Subsequent viewings altered that situation, but even more to the point is the fact that I now simply watch it in delight, captivated by its relentlessly stately pace, its visual splendors of interiors, hallways, portals, streets as only Stanley could render them; its lovely women, nude, nearly nude, or simply alluring; its use of music -- especially that jarring piano theme plucked note by note; its engaging character-actor turns by the likes of Todd Field, Alan Cumming, Sydney Pollack, Rade Sherbegia; its color sense -- all that blue and orange and all those Christmas tree lights; in short, its sheer command of every aspect of cinema.
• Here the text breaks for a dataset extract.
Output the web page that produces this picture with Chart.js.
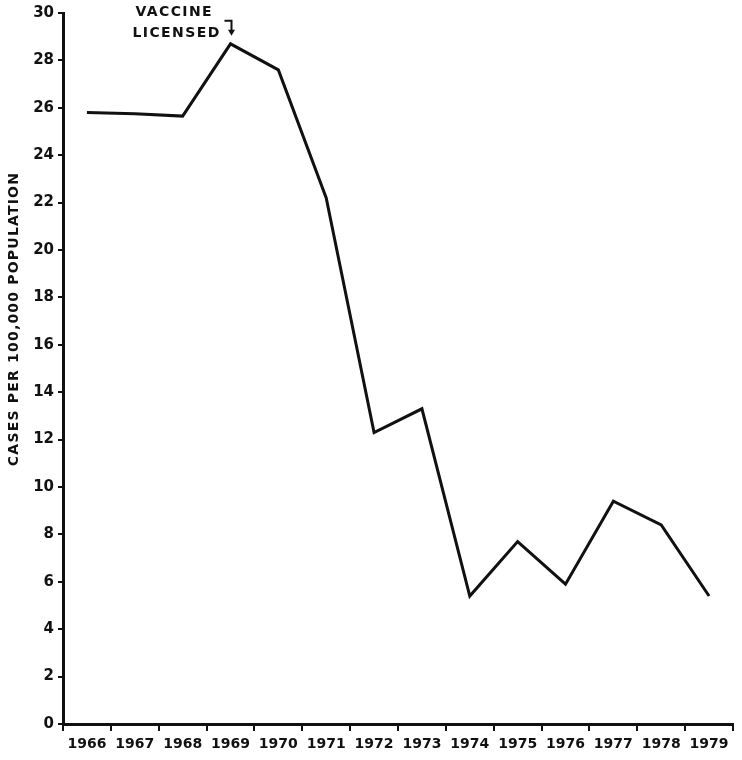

Finally, there's Nicole Kidman's Alice. Let me preface my comment by saying that one thing aging does is make one forget what it felt like to be young, not in terms of one's grasp of physical capacities, so much, as in one's recollections of how the world assailed and afflicted and inspired and amazed one. In other words, that sense of being above the fray and laughing at the delusions of those who desire suits the middle years, is in fact their main strength. But Kubrick, who was getting on when he made Eyes, manages, with Kidman's scene where she tells of her longing for the naval officer, to encapsulate not only the low, tremulous thrill that what she's saying gives Alice, but also captures how maddening, how detestable and delectable she is, as husband Bill Harford's object of desire, "sure thing," spouse and confidante and simply the woman on the inside of her husband's ego. Watching her I could remember, feelingly, how a woman -- not a woman, the woman -- can rivet you with a gesture, inhabit -- with a body at once too vulnerable and too invincible -- the very space of your abiding desire, desire manifest as her, not as yours any longer.

All the interruptions that intrude from the end of her monologue are Jovian jokes at the couple's expense, delay mechanisms to keep them apart, showing them, and shoving them into, a funhouse world of distorting mirrors, becoming gradually a nightmare world if they can't manage to (the last word of the film, wonderfully) fuck.

It's the difference between a masterful shrug at obsessions and a masterfully charted course through the potential abyss.